> Task to carry out:
Quote, verbatim, all material below, without pictures.

> Extracted entries:

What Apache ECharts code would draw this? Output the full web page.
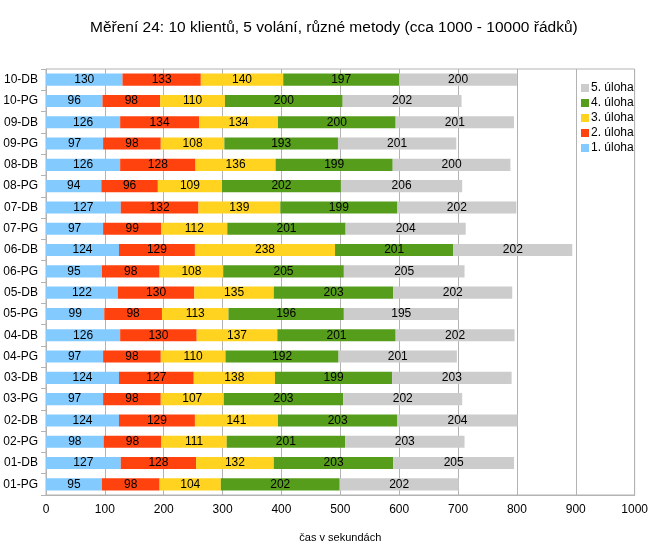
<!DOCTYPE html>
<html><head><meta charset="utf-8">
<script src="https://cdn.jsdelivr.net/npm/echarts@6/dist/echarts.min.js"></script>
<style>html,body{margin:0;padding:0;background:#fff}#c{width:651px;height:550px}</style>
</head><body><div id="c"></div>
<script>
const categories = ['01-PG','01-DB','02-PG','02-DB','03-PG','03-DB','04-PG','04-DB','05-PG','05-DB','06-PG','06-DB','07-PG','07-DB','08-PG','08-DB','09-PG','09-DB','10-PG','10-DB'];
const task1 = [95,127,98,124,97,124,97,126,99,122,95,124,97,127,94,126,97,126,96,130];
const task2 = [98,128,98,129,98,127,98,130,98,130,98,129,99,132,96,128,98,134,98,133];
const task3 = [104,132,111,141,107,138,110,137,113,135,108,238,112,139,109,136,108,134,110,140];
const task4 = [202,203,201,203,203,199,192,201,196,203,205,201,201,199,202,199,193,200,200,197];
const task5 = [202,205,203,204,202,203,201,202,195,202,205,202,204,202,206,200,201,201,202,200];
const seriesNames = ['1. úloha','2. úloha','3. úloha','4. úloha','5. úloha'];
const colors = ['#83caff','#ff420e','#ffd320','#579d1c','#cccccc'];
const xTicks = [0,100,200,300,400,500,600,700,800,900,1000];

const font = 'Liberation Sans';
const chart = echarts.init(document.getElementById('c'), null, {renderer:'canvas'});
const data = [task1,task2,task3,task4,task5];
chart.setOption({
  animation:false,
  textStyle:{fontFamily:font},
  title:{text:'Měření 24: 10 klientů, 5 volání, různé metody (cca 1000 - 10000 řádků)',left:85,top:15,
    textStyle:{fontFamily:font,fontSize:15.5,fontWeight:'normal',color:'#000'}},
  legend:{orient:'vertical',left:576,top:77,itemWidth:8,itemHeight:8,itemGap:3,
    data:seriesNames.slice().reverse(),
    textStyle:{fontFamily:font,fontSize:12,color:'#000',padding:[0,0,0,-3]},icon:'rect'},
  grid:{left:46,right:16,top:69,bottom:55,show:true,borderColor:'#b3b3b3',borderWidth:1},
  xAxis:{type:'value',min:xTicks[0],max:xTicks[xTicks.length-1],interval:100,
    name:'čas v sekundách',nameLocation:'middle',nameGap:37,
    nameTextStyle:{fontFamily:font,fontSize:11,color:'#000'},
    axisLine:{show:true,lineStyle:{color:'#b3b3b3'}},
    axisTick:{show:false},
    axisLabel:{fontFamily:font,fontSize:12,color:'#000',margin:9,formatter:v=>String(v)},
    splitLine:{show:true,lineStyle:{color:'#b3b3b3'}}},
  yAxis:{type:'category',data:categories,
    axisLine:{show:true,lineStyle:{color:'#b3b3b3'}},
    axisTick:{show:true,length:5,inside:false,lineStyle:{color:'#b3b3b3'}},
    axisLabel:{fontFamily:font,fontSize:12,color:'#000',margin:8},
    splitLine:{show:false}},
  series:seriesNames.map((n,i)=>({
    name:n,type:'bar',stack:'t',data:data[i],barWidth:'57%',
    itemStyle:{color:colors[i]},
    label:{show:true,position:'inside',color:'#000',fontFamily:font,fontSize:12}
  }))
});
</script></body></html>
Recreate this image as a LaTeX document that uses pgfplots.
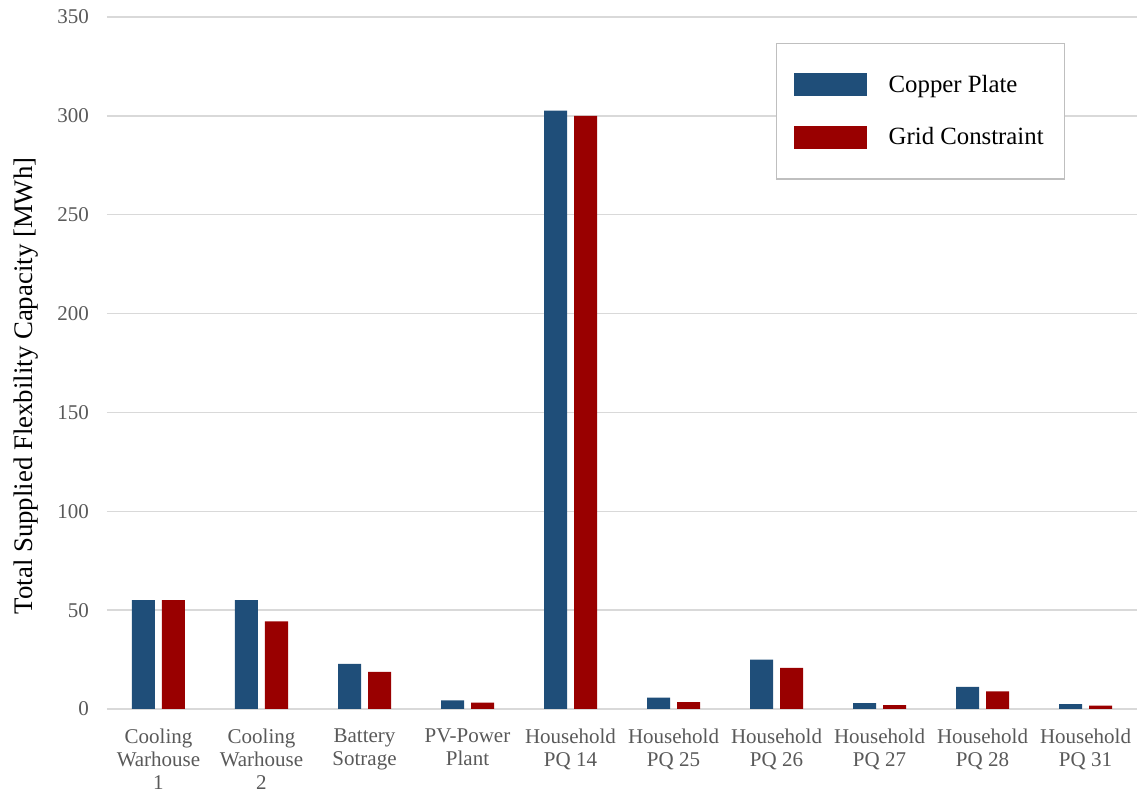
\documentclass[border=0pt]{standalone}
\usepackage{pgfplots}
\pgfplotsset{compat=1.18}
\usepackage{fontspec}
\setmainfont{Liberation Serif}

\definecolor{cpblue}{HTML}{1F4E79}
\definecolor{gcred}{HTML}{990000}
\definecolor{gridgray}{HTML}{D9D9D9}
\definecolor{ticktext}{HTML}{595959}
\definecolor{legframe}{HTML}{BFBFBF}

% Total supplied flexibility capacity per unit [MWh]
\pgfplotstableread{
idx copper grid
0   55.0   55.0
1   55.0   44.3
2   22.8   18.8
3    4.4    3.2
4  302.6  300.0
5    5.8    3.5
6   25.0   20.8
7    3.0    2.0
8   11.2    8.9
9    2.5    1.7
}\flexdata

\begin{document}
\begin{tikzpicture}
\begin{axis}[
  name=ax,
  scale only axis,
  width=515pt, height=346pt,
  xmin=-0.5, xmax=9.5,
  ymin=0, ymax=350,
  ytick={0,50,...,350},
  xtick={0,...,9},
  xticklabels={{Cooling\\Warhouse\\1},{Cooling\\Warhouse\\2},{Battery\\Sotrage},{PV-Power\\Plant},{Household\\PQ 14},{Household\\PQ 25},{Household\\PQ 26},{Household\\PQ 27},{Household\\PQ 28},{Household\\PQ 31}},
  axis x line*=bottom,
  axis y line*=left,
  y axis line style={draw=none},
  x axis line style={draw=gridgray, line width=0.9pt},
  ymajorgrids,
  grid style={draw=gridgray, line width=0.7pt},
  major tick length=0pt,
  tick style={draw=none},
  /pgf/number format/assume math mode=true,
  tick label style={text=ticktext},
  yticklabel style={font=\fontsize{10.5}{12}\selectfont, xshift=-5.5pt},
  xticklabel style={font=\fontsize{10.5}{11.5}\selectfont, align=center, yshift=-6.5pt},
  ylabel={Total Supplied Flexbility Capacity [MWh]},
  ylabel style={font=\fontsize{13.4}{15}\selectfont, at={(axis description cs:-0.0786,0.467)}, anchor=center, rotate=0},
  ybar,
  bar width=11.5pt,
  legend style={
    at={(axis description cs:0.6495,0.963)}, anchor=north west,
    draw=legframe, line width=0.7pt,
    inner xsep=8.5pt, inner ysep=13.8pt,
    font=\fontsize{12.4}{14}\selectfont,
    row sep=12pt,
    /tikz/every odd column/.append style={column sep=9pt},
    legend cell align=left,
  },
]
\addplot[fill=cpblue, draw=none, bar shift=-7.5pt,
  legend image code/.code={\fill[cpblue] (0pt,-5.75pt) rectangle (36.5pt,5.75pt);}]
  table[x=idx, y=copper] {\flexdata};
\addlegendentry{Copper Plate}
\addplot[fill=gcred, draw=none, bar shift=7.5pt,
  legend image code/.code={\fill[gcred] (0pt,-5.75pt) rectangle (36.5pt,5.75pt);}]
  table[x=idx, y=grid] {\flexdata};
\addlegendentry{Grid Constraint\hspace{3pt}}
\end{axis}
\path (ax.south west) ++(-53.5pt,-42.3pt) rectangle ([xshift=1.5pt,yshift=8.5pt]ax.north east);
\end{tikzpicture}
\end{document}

> Task output:
What Apache ECharts code would draw this? Output the full web page.
<!DOCTYPE html>
<html><head><meta charset="utf-8">
<script src="https://cdn.jsdelivr.net/npm/echarts@6/dist/echarts.min.js"></script>
<style>html,body{margin:0;padding:0;background:#fff}#c{width:651px;height:550px}</style>
</head><body><div id="c"></div>
<script>
const categories = ['01-PG','01-DB','02-PG','02-DB','03-PG','03-DB','04-PG','04-DB','05-PG','05-DB','06-PG','06-DB','07-PG','07-DB','08-PG','08-DB','09-PG','09-DB','10-PG','10-DB'];
const task1 = [95,127,98,124,97,124,97,126,99,122,95,124,97,127,94,126,97,126,96,130];
const task2 = [98,128,98,129,98,127,98,130,98,130,98,129,99,132,96,128,98,134,98,133];
const task3 = [104,132,111,141,107,138,110,137,113,135,108,238,112,139,109,136,108,134,110,140];
const task4 = [202,203,201,203,203,199,192,201,196,203,205,201,201,199,202,199,193,200,200,197];
const task5 = [202,205,203,204,202,203,201,202,195,202,205,202,204,202,206,200,201,201,202,200];
const seriesNames = ['1. úloha','2. úloha','3. úloha','4. úloha','5. úloha'];
const colors = ['#83caff','#ff420e','#ffd320','#579d1c','#cccccc'];
const xTicks = [0,100,200,300,400,500,600,700,800,900,1000];

const font = 'Liberation Sans';
const chart = echarts.init(document.getElementById('c'), null, {renderer:'canvas'});
const data = [task1,task2,task3,task4,task5];
chart.setOption({
  animation:false,
  textStyle:{fontFamily:font},
  title:{text:'Měření 24: 10 klientů, 5 volání, různé metody (cca 1000 - 10000 řádků)',left:85,top:15,
    textStyle:{fontFamily:font,fontSize:15.5,fontWeight:'normal',color:'#000'}},
  legend:{orient:'vertical',left:576,top:77,itemWidth:8,itemHeight:8,itemGap:3,
    data:seriesNames.slice().reverse(),
    textStyle:{fontFamily:font,fontSize:12,color:'#000',padding:[0,0,0,-3]},icon:'rect'},
  grid:{left:46,right:16,top:69,bottom:55,show:true,borderColor:'#b3b3b3',borderWidth:1},
  xAxis:{type:'value',min:xTicks[0],max:xTicks[xTicks.length-1],interval:100,
    name:'čas v sekundách',nameLocation:'middle',nameGap:37,
    nameTextStyle:{fontFamily:font,fontSize:11,color:'#000'},
    axisLine:{show:true,lineStyle:{color:'#b3b3b3'}},
    axisTick:{show:false},
    axisLabel:{fontFamily:font,fontSize:12,color:'#000',margin:9,formatter:v=>String(v)},
    splitLine:{show:true,lineStyle:{color:'#b3b3b3'}}},
  yAxis:{type:'category',data:categories,
    axisLine:{show:true,lineStyle:{color:'#b3b3b3'}},
    axisTick:{show:true,length:5,inside:false,lineStyle:{color:'#b3b3b3'}},
    axisLabel:{fontFamily:font,fontSize:12,color:'#000',margin:8},
    splitLine:{show:false}},
  series:seriesNames.map((n,i)=>({
    name:n,type:'bar',stack:'t',data:data[i],barWidth:'57%',
    itemStyle:{color:colors[i]},
    label:{show:true,position:'inside',color:'#000',fontFamily:font,fontSize:12}
  }))
});
</script></body></html>
Recreate this image as a LaTeX document that uses pgfplots.
\documentclass[border=0pt]{standalone}
\usepackage{pgfplots}
\pgfplotsset{compat=1.18}
\usepackage{fontspec}
\setmainfont{Liberation Serif}

\definecolor{cpblue}{HTML}{1F4E79}
\definecolor{gcred}{HTML}{990000}
\definecolor{gridgray}{HTML}{D9D9D9}
\definecolor{ticktext}{HTML}{595959}
\definecolor{legframe}{HTML}{BFBFBF}

% Total supplied flexibility capacity per unit [MWh]
\pgfplotstableread{
idx copper grid
0   55.0   55.0
1   55.0   44.3
2   22.8   18.8
3    4.4    3.2
4  302.6  300.0
5    5.8    3.5
6   25.0   20.8
7    3.0    2.0
8   11.2    8.9
9    2.5    1.7
}\flexdata

\begin{document}
\begin{tikzpicture}
\begin{axis}[
  name=ax,
  scale only axis,
  width=515pt, height=346pt,
  xmin=-0.5, xmax=9.5,
  ymin=0, ymax=350,
  ytick={0,50,...,350},
  xtick={0,...,9},
  xticklabels={{Cooling\\Warhouse\\1},{Cooling\\Warhouse\\2},{Battery\\Sotrage},{PV-Power\\Plant},{Household\\PQ 14},{Household\\PQ 25},{Household\\PQ 26},{Household\\PQ 27},{Household\\PQ 28},{Household\\PQ 31}},
  axis x line*=bottom,
  axis y line*=left,
  y axis line style={draw=none},
  x axis line style={draw=gridgray, line width=0.9pt},
  ymajorgrids,
  grid style={draw=gridgray, line width=0.7pt},
  major tick length=0pt,
  tick style={draw=none},
  /pgf/number format/assume math mode=true,
  tick label style={text=ticktext},
  yticklabel style={font=\fontsize{10.5}{12}\selectfont, xshift=-5.5pt},
  xticklabel style={font=\fontsize{10.5}{11.5}\selectfont, align=center, yshift=-6.5pt},
  ylabel={Total Supplied Flexbility Capacity [MWh]},
  ylabel style={font=\fontsize{13.4}{15}\selectfont, at={(axis description cs:-0.0786,0.467)}, anchor=center, rotate=0},
  ybar,
  bar width=11.5pt,
  legend style={
    at={(axis description cs:0.6495,0.963)}, anchor=north west,
    draw=legframe, line width=0.7pt,
    inner xsep=8.5pt, inner ysep=13.8pt,
    font=\fontsize{12.4}{14}\selectfont,
    row sep=12pt,
    /tikz/every odd column/.append style={column sep=9pt},
    legend cell align=left,
  },
]
\addplot[fill=cpblue, draw=none, bar shift=-7.5pt,
  legend image code/.code={\fill[cpblue] (0pt,-5.75pt) rectangle (36.5pt,5.75pt);}]
  table[x=idx, y=copper] {\flexdata};
\addlegendentry{Copper Plate}
\addplot[fill=gcred, draw=none, bar shift=7.5pt,
  legend image code/.code={\fill[gcred] (0pt,-5.75pt) rectangle (36.5pt,5.75pt);}]
  table[x=idx, y=grid] {\flexdata};
\addlegendentry{Grid Constraint\hspace{3pt}}
\end{axis}
\path (ax.south west) ++(-53.5pt,-42.3pt) rectangle ([xshift=1.5pt,yshift=8.5pt]ax.north east);
\end{tikzpicture}
\end{document}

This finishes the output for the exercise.